The ongoing chit-fund fiasco in West Bengal has engaged all and sundry. Editors of the shut newspapers run by the Saradha Group are giving media bytes, employees running around to file FIRs and finding a new source of livelihood, investment agents spending sleepless nights fearing backlash from the investors while the latter witnessing their world collapsing in a few moments.
A couple of suicide cases have already been reported from the state while protests are on. The political blame game has started as usual and there is every possible chance of this fiasco emerging into a major determinant of Chief Minister Mamata Banerjee's political future.
The fiasco reminds one about a remark which was made by renowned sociologist Ashis Nandy at the Jaipur Literature Festival (JLF) a couple of months ago and which led to a massive controversy in socio-political circles. Nandy, while saying that people from the OBC, SC and ST backgrounds are the most corrupt and he cited the example of West Bengal to strengthen his point of argument.
Nandy said Bengal is a state which has seen the least amount of corruption, particularly when the CPI(M) was in power for over three decades. He said it was significant to note that nobody from the OBC, SC and ST backgrounds have ever come to power in West Bengal and hence it is an absolutely clean state.
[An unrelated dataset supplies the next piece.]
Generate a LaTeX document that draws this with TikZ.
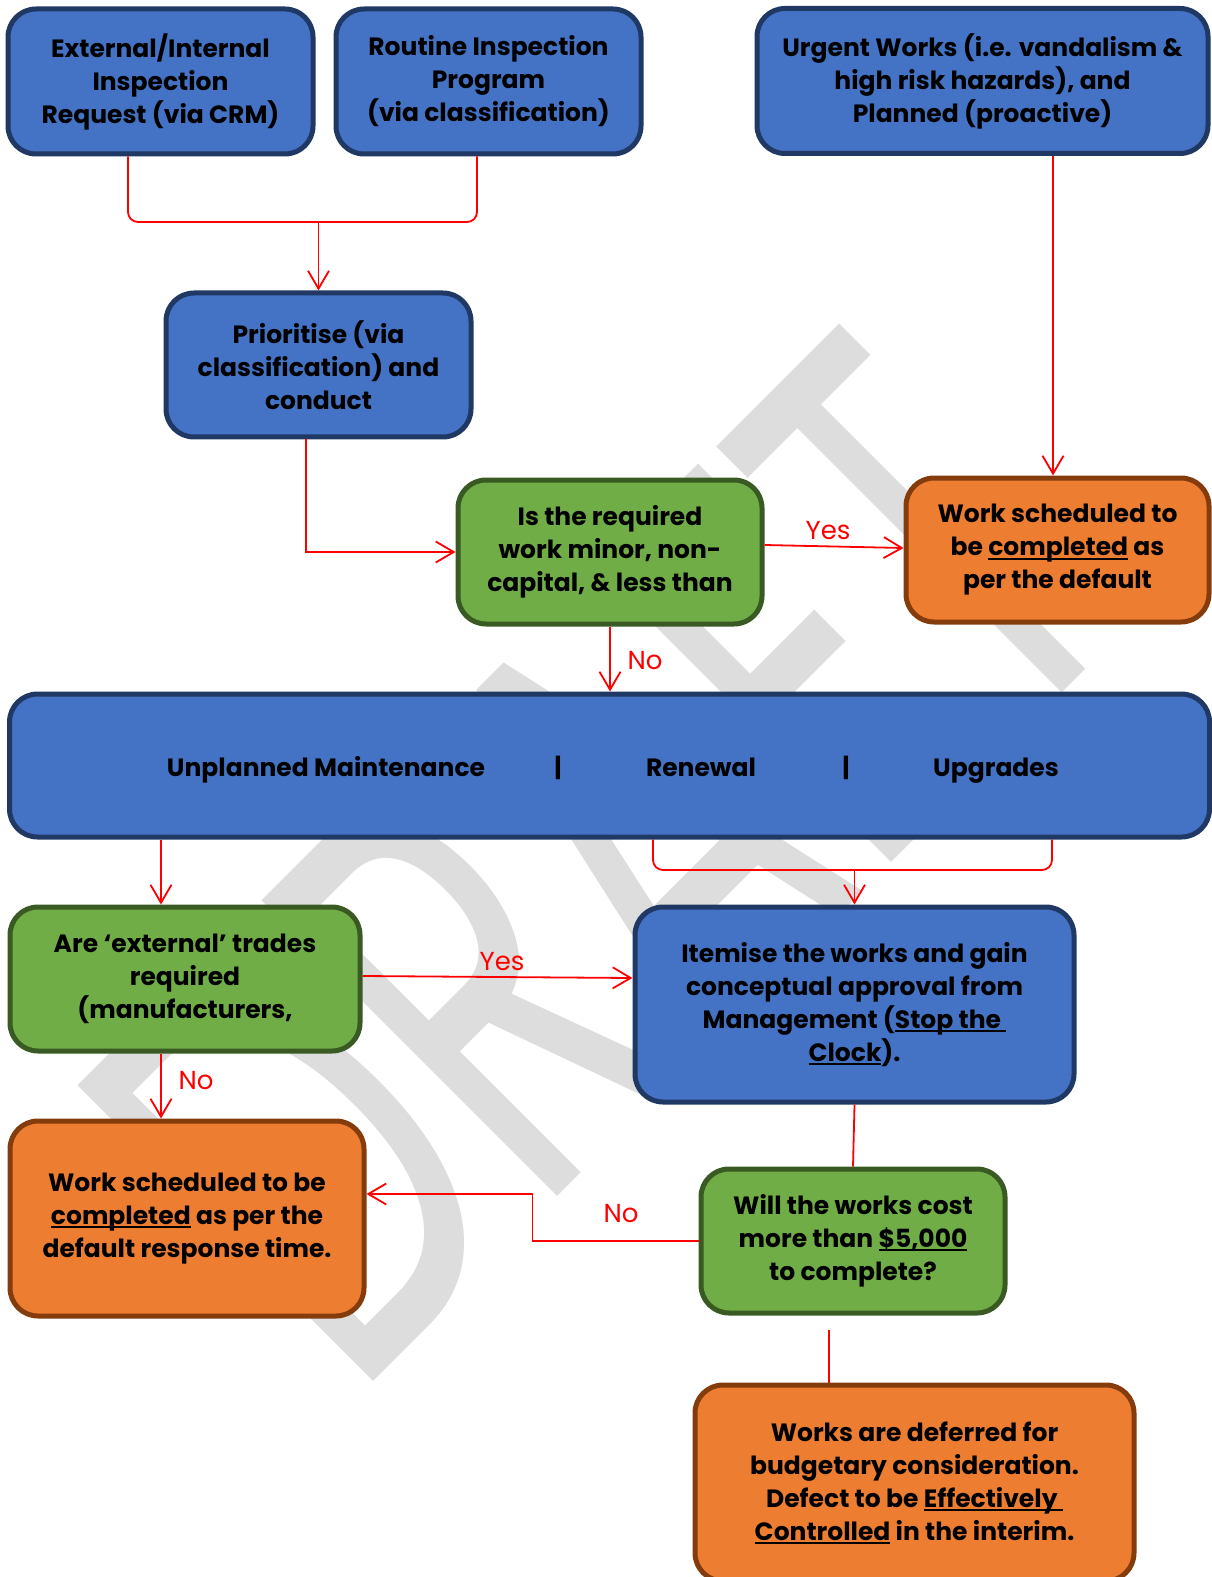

The ongoing chit fund scam more than reiterates Nandy's point. The Saradaha fiasco is no less than a crore-rupee corruption but then how does West Bengal's track record on corruption turned for the worse suddenly? The answer lies in Nandy's observation.
The Leftist style of governance was well-protected by a strong organisation fed by a totalitarian ideology. The red rulers carried on with the historic elitist or the more popularly termed 'Bhadralok' culture in Bengal.
The base of strong upper and middle classes could not be stormed by any challenge from the bottom for in the name of socialism and pro-poor politics, the left rulers had kept alive a class-consciousness, just like some caste-based political parties function in northern India. They gave a secular coating to conceal their politics which led to a stagnation in Bengal in every aspect, social, political and economic. What mattered most was the vote-bank engineered by a social engineering based on ideology.
But corrupt practices continued to occur behind the facade. But because there was no social mobility and the upper class continued to maintain a grip on the scheme of things, there was very little chance of any scam getting exposed. The party machinery and the ideological veil were strong enough to hide corruption and nepotism, whatever was at play.
The Sanchayita investment scam of the early 1980s is a point to emphasise. The then state finance minister, Ashok Mitra, took action against the chit fund but himself suffered loss in the 1982 assembly polls. He became a villain, something which reveals the status quoist mindset of an average Bengali who refused to believe that the sophisticated class could ever indulge in corruption.
And it was not the only scam. The times of the former Left patriarch, Jyoti Basu, had reportedly seen the origin of a number of scams but none of them went on to dig the regime's grave because Basu's leadership and the party's machinery were very strong. And since the status quo marked by the elitist 'Bhadrolok' culture had ruled roost in the society, there was no chance of an alternative power challenging the power centres.
The Left's continuous rule for 34 years meant that the lack of democracy preserved a 'cleaned' state, if not a 'clean' state in Nandy's words.
But the scenario started to change over the last six years or so. The withdrawal of an ailing Basu from active politics and death of managers like Anil Biswas began a slide in the Left's ranks and within five years of the Singur fiasco, the Left was toppled by Mamata Banerjee's Trinamool Congress.
The TMC's coming to power not only signalled a political change but also a social transition. The party never had the ideological or organisational strength like the Left to conceal the misdeeds that were occurring around and hence got exposed often. The presence of a strong media did not help its cause either.
If the bhadralok culture fed by the Leftists preserved a class-consciousness alive to safeguard its grip in power, the new regime does not have an alternative to class appeal to maintain its hold. It has been trying bits-and-pieces politics of wooing minorities and sub-altern groups and it is unconsciously giving rise to a form of social churning in the Bengali society which has not been seen so far.
And the more this churning will be effected by a regime that favours the sub-altern over the elite classes and factors like ideology and organisation weaken, there will be more chances of West Bengal turning into an unclean state.
Nandy had stressed corruption as an important social mechanism to rectify the historical wrongs instead of just an evil. What is important is the social churn and the Saradha fiasco might signal that such a churn as started in the Bengal. We should prepare ourselves for more such fiasco in Bengal and for a welcome change. Stagnation can't lead to a new dawn but chaos can.